Exactly the lines from the one with "Reproduce this chart with Bokeh." through the one with "from bokeh.resources import INLINE" should be returned, both ends included and nothing else. Omit any pictures.

*Input material*.
----

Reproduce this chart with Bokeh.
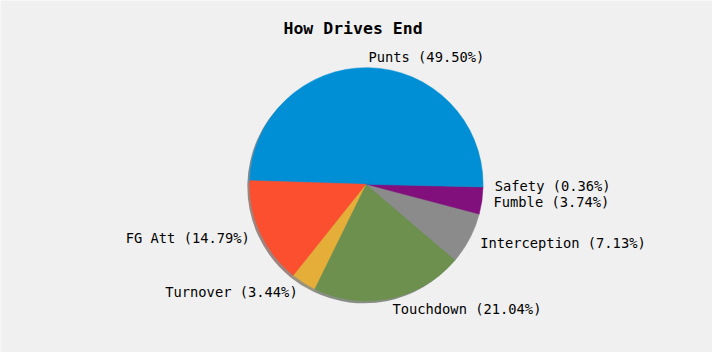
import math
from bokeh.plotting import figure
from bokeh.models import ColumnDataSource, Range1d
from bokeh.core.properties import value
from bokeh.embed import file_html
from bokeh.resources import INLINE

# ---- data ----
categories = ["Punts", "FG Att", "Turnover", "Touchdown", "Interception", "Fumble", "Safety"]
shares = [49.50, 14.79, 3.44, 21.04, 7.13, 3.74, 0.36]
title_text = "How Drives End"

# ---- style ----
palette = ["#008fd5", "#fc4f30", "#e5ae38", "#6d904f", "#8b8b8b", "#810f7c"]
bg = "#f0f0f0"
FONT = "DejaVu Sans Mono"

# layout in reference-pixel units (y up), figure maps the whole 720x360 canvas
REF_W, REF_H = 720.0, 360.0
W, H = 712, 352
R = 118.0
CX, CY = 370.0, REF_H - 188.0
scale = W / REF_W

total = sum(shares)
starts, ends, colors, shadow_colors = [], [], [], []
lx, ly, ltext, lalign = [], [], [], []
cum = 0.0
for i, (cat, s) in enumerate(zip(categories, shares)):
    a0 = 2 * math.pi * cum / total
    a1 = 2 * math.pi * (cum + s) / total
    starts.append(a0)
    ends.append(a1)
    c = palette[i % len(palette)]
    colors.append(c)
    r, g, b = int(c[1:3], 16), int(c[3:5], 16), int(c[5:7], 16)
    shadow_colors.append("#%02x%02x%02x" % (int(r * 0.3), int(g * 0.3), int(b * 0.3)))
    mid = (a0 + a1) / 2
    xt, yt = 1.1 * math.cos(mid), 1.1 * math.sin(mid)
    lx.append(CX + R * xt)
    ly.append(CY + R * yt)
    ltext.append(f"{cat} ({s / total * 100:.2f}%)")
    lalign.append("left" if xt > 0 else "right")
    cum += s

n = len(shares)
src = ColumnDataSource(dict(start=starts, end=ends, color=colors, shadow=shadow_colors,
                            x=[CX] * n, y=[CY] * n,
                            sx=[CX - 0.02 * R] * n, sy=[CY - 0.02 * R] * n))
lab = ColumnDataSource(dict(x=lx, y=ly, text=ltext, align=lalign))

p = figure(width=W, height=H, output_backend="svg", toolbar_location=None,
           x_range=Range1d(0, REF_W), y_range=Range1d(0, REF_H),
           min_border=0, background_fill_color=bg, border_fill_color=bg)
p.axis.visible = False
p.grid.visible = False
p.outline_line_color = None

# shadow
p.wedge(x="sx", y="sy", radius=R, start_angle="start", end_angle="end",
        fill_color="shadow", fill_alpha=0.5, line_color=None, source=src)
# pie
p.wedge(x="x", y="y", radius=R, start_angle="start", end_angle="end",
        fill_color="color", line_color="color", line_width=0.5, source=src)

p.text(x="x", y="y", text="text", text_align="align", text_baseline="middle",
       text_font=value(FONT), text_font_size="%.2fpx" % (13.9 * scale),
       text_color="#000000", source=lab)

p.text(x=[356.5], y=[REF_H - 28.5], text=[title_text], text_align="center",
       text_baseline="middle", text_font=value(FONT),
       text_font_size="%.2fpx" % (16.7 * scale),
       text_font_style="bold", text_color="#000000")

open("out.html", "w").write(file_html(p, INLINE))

----

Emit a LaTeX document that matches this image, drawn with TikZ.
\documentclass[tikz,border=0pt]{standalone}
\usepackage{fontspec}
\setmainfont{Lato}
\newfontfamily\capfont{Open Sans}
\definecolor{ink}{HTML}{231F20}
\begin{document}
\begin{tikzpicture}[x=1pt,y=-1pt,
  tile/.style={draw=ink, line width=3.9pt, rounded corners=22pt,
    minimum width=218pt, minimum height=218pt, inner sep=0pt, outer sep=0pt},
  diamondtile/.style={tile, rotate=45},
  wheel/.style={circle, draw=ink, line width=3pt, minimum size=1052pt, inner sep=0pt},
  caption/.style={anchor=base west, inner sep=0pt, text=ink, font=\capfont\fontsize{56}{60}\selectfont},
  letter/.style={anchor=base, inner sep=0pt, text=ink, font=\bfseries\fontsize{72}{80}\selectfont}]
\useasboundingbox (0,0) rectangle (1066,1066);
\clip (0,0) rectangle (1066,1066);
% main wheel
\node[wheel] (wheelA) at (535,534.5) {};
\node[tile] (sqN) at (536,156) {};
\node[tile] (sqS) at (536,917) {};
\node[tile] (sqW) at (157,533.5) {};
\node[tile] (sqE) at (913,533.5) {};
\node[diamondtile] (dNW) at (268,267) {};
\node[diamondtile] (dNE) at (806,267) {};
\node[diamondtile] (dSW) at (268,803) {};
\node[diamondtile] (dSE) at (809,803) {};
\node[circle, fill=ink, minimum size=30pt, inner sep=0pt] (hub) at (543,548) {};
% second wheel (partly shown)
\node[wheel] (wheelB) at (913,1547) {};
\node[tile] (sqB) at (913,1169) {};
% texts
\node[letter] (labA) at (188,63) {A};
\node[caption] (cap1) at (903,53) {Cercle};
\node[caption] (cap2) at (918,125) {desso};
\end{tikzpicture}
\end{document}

----

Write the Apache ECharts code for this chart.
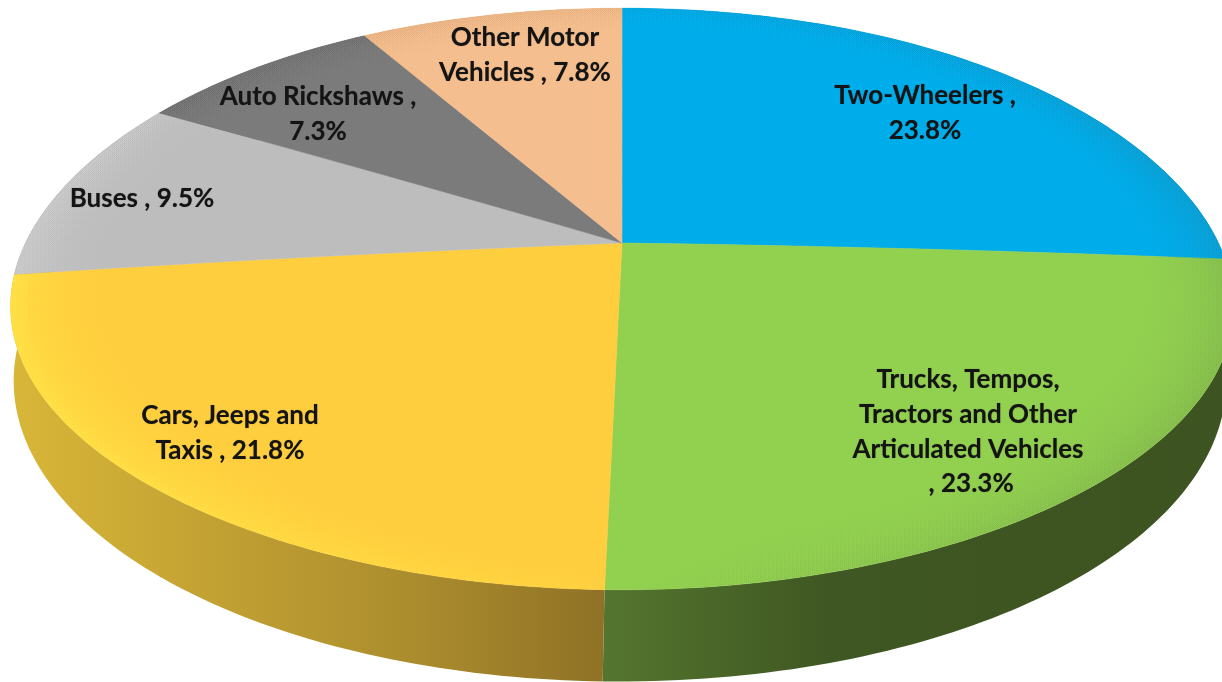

----

*Correct answer*.
Reproduce this chart with Bokeh.
import math
from bokeh.plotting import figure
from bokeh.models import ColumnDataSource, Range1d
from bokeh.core.properties import value
from bokeh.embed import file_html
from bokeh.resources import INLINE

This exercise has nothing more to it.